Quiet quitting – What Is this phenomenon and how can it be prevented?
How Investing in Benefits Platforms Helps Address 'Quiet Quitting,' Burnout, and Reduces Recruitment Costs
Quiet quitting refers to a situation where employees or group members cease to actively engage in their tasks and responsibilities without making an explicit decision to leave. This phenomenon can be observed in various areas of life, including the workplace, education, and social activities.
One of the most concerning aspects of quiet quitting is its subtlety and the difficulty in detecting it. Those experiencing this phenomenon do not openly express their dissatisfaction or frustration. Instead, they become more passive, withdraw, and stop fully engaging in their duties. Their presence might only be noticeable through subtle signs indicating their disengagement.
Quiet quitting adversely affects organizational efficiency, employee well-being, and team morale. The disengagement of one person can influence others, impacting group dynamics and leading to a decline in work quality. Additionally, quiet quitting can signal broader organizational issues, such as poor management, lack of communication, or insufficient growth opportunities for employees.
Regardless of the company's size, the most important resource is always the team of employees. Long-term employee satisfaction translates into higher productivity, engagement, and loyalty. Unfortunately, many companies face issues like quiet quitting, burnout, and high employee turnover. How can these problems be prevented? The answer lies in the conscious investment in benefits platforms.
1. Recognition and benefits increase employee satisfaction
As Richard Branson said, "Employees who are taken care of and respected will take care of your customers." Whether through gym memberships, life insurance, additional vacation days, or flexible working hours, employee benefits play a crucial role in job satisfaction. According to a Glassdoor report, 57% of people consider the benefits package when deciding to change jobs.
2. Regular feedback helps prevent burnout
By enabling employees to regularly provide feedback through a platform, employers can identify early warning signs of burnout, such as decreased performance or loss of enthusiasm.
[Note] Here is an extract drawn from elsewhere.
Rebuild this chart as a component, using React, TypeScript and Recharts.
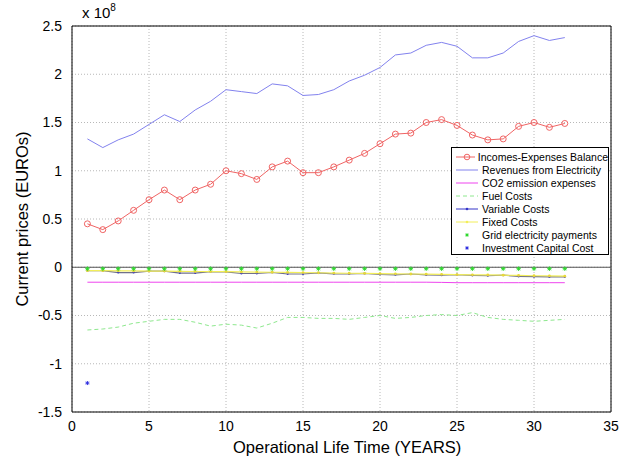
import React from 'react';
import { ComposedChart, Line, Scatter, XAxis, YAxis, CartesianGrid, ReferenceLine } from 'recharts';

// values in units of 1e8 EUR
const YEARS = [1, 2, 3, 4, 5, 6, 7, 8, 9, 10, 11, 12, 13, 14, 15, 16, 17, 18, 19, 20, 21, 22, 23, 24, 25, 26, 27, 28, 29, 30, 31, 32];
const BALANCE = [0.45, 0.39, 0.48, 0.59, 0.70, 0.80, 0.70, 0.80, 0.86, 1.00, 0.97, 0.91, 1.04, 1.10, 0.98, 0.98, 1.04, 1.11, 1.18, 1.28, 1.38, 1.39, 1.50, 1.53, 1.47, 1.37, 1.32, 1.33, 1.46, 1.50, 1.45, 1.49];
const REVENUES = [1.33, 1.24, 1.32, 1.38, 1.48, 1.58, 1.51, 1.63, 1.72, 1.84, 1.82, 1.80, 1.90, 1.88, 1.78, 1.79, 1.84, 1.93, 1.99, 2.07, 2.20, 2.22, 2.30, 2.33, 2.29, 2.17, 2.17, 2.22, 2.34, 2.40, 2.35, 2.38];
const CO2 = [-0.155, -0.155, -0.155, -0.155, -0.155, -0.155, -0.155, -0.155, -0.155, -0.155, -0.155, -0.155, -0.155, -0.155, -0.155, -0.155, -0.155, -0.155, -0.155, -0.155, -0.155, -0.155, -0.155, -0.157, -0.16, -0.16, -0.16, -0.16, -0.16, -0.16, -0.16, -0.16];
const FUEL = [-0.65, -0.64, -0.62, -0.58, -0.56, -0.54, -0.54, -0.57, -0.61, -0.59, -0.60, -0.63, -0.58, -0.52, -0.52, -0.53, -0.53, -0.54, -0.52, -0.50, -0.53, -0.52, -0.50, -0.49, -0.50, -0.47, -0.52, -0.54, -0.55, -0.56, -0.55, -0.54];
const VARIABLE = [-0.035, -0.036, -0.055, -0.055, -0.04, -0.041, -0.06, -0.06, -0.045, -0.047, -0.065, -0.065, -0.053, -0.07, -0.07, -0.058, -0.068, -0.07, -0.064, -0.075, -0.078, -0.07, -0.08, -0.082, -0.076, -0.085, -0.088, -0.082, -0.095, -0.098, -0.1, -0.1];
const FIXED = [-0.035, -0.035, -0.037, -0.038, -0.04, -0.04, -0.042, -0.044, -0.045, -0.046, -0.048, -0.05, -0.052, -0.054, -0.055, -0.057, -0.06, -0.062, -0.064, -0.066, -0.068, -0.07, -0.072, -0.074, -0.076, -0.078, -0.08, -0.082, -0.085, -0.088, -0.09, -0.092];
const GRID_PAY = [-0.015, -0.015, -0.015, -0.015, -0.015, -0.015, -0.015, -0.015, -0.015, -0.015, -0.015, -0.015, -0.015, -0.015, -0.015, -0.015, -0.015, -0.015, -0.015, -0.015, -0.015, -0.015, -0.015, -0.015, -0.015, -0.015, -0.015, -0.015, -0.015, -0.015, -0.015, -0.015];
const INVEST_YEARS = [1];
const INVEST = [-1.2];

const X_TICKS = [0, 5, 10, 15, 20, 25, 30, 35];
const Y_TICKS = [-1.5, -1, -0.5, 0, 0.5, 1, 1.5, 2, 2.5];

const LEGEND = [
    { name: 'Incomes-Expenses Balance', color: '#f06464', kind: 'circle' },
    { name: 'Revenues from Electricity', color: '#8282ee', kind: 'line' },
    { name: 'CO2 emission expenses', color: '#ee44ee', kind: 'line' },
    { name: 'Fuel Costs', color: '#8ee88e', kind: 'dash' },
    { name: 'Variable Costs', color: '#3434c8', kind: 'dot' },
    { name: 'Fixed Costs', color: '#f2ee5a', kind: 'dot' },
    { name: 'Grid electricity payments', color: '#2ed82e', kind: 'star' },
    { name: 'Investment Capital Cost', color: '#3030e0', kind: 'star' },
];

const data = YEARS.map((year, i) => ({
    year,
    balance: BALANCE[i],
    revenues: REVENUES[i],
    co2: CO2[i],
    fuel: FUEL[i],
    variable: VARIABLE[i],
    fixed: FIXED[i],
    grid: GRID_PAY[i],
}));

const investData = INVEST_YEARS.map((year, i) => ({ year, invest: INVEST[i] }));

const FONT = '"Liberation Sans", Arial, sans-serif';

const Star = ({ cx, cy, color, s = 2.2 }: { cx: number, cy: number, color: string, s?: number }) => (
    <g stroke={color} strokeWidth={1}>
        <line x1={cx - s} y1={cy} x2={cx + s} y2={cy} />
        <line x1={cx} y1={cy - s} x2={cx} y2={cy + s} />
        <line x1={cx - s * 0.7} y1={cy - s * 0.7} x2={cx + s * 0.7} y2={cy + s * 0.7} />
        <line x1={cx - s * 0.7} y1={cy + s * 0.7} x2={cx + s * 0.7} y2={cy - s * 0.7} />
    </g>
);

const LegendSample = ({ kind, color }: { kind: string, color: string }) => (
    <svg width={24} height={10} style={{ display: 'block', marginRight: 3 }}>
        {kind !== 'star' && (
            <line x1={1} y1={5} x2={23} y2={5} stroke={color} strokeWidth={1}
                strokeDasharray={kind === 'dash' ? '4 3' : undefined} />
        )}
        {kind === 'circle' && <circle cx={12} cy={5} r={2.8} fill="none" stroke={color} />}
        {kind === 'dot' && <circle cx={12} cy={5} r={1.3} fill={color} />}
        {kind === 'star' && <Star cx={12} cy={5} color={color} s={1.8} />}
    </svg>
);

export default function App() {
    return (
        <div style={{ position: 'absolute', left: 0, top: 0, width: 634, height: 464, background: '#fff', fontFamily: FONT }}>
            <ComposedChart width={634} height={464} data={data} margin={{ top: 26, right: 23, bottom: 22, left: 12 }}>
                <CartesianGrid stroke="#b8b8b8" strokeDasharray="1 2" verticalPoints={undefined} />
                <XAxis type="number" dataKey="year" domain={[0, 35]} ticks={X_TICKS} height={30}
                    axisLine={{ stroke: '#000' }} tickLine={false} allowDataOverflow
                    tick={{ fontSize: 14, fill: '#000', fontFamily: FONT }} tickMargin={3} />
                <YAxis type="number" domain={[-1.5, 2.5]} ticks={Y_TICKS} width={60}
                    axisLine={{ stroke: '#000' }} tickLine={false} allowDataOverflow
                    tick={{ fontSize: 14, fill: '#000', fontFamily: FONT }} tickMargin={4} />
                <ReferenceLine y={2.5} stroke="#000" />
                <ReferenceLine x={35} stroke="#000" />
                <ReferenceLine y={0} stroke="#555" />
                <Line dataKey="fuel" stroke="#8ee88e" strokeDasharray="4 3" strokeWidth={1} dot={false} isAnimationActive={false} />
                <Line dataKey="co2" stroke="#ee44ee" strokeWidth={1} dot={false} isAnimationActive={false} />
                <Line dataKey="revenues" stroke="#8282ee" strokeWidth={1} dot={false} isAnimationActive={false} />
                <Line dataKey="balance" stroke="#f06464" strokeWidth={1}
                    dot={{ r: 3, fill: 'none', stroke: '#f06464', strokeWidth: 1 }} isAnimationActive={false} />
                <Line dataKey="variable" stroke="#70708c" strokeWidth={1.2}
                    dot={{ r: 1, fill: '#3434c8', stroke: 'none' }} isAnimationActive={false} />
                <Line dataKey="fixed" stroke="#f2ee5a" strokeWidth={1.2}
                    dot={{ r: 1.4, fill: '#e8d83a', stroke: 'none' }} isAnimationActive={false} />
                <Line dataKey="grid" stroke="none"
                    dot={(p: any) => <Star key={`g-${p.index}`} cx={p.cx} cy={p.cy} color="#2ed82e" s={2.2} />}
                    isAnimationActive={false} />
                <Scatter data={investData} dataKey="invest" isAnimationActive={false}
                    shape={(p: any) => <Star cx={p.cx} cy={p.cy} color="#3030e0" s={2} />} />
            </ComposedChart>

            <div style={{ position: 'absolute', left: 82, top: 4, fontSize: 15, color: '#000' }}>
                x 10<sup style={{ fontSize: 10, verticalAlign: 'top', position: 'relative', top: -2 }}>8</sup>
            </div>
            <div style={{ position: 'absolute', left: 233, top: 438, width: 220, textAlign: 'center', fontSize: 16.5, color: '#000', whiteSpace: 'nowrap' }}>
                Operational Life Time (YEARS)
            </div>
            <div style={{ position: 'absolute', left: 22, top: 219, transform: 'translate(-50%, -50%) rotate(-90deg)', fontSize: 16.5, color: '#000', whiteSpace: 'nowrap' }}>
                Current prices (EUROs)
            </div>

            <div style={{ position: 'absolute', left: 451, top: 147, width: 158, height: 108, background: '#fff', border: '1px solid #000', padding: '2px 0 0 3px', boxSizing: 'border-box' }}>
                {LEGEND.map(item => (
                    <div key={item.name} style={{ display: 'flex', alignItems: 'center', height: 13.1, fontSize: 10.5, color: '#000', whiteSpace: 'nowrap' }}>
                        <LegendSample kind={item.kind} color={item.color} />
                        {item.name}
                    </div>
                ))}
            </div>
        </div>
    );
}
According to a Gallup report, employees who receive regular feedback feel more engaged, are more productive, and are less likely to change jobs.
3. Benefits platforms increase employee loyalty
Platforms that include features like marketplaces, feedback modules, kudos, challenges, etc., help companies create a culture of appreciation. According to an Aon Hewitt report, companies with strong recognition programs have a 31% lower employee turnover rate.
4. Employee benefits enhance company attractiveness
In the global competition for talent, offering attractive employee benefits packages can significantly boost a company's appeal in the job market. A CareerBuilder study found that 55% of employees consider the availability of attractive benefits as one of the key factors when choosing an employer.
5. Reducing employee turnover saves organizational costs
Recruitment and training of new employees can be costly. According to SHRM, the cost of replacing an employee can range from 90% to 200% of their annual salary. Investing in employee benefits and feedback platforms not only boosts employee satisfaction but also helps organizations save money by reducing employee turnover.
Benefits platforms are not only tools for enhancing employee satisfaction and loyalty but also methods for preventing burnout, quiet quitting, and the costly process of recruiting and training new employees. By investing in their employees, companies are investing in their own long-term success.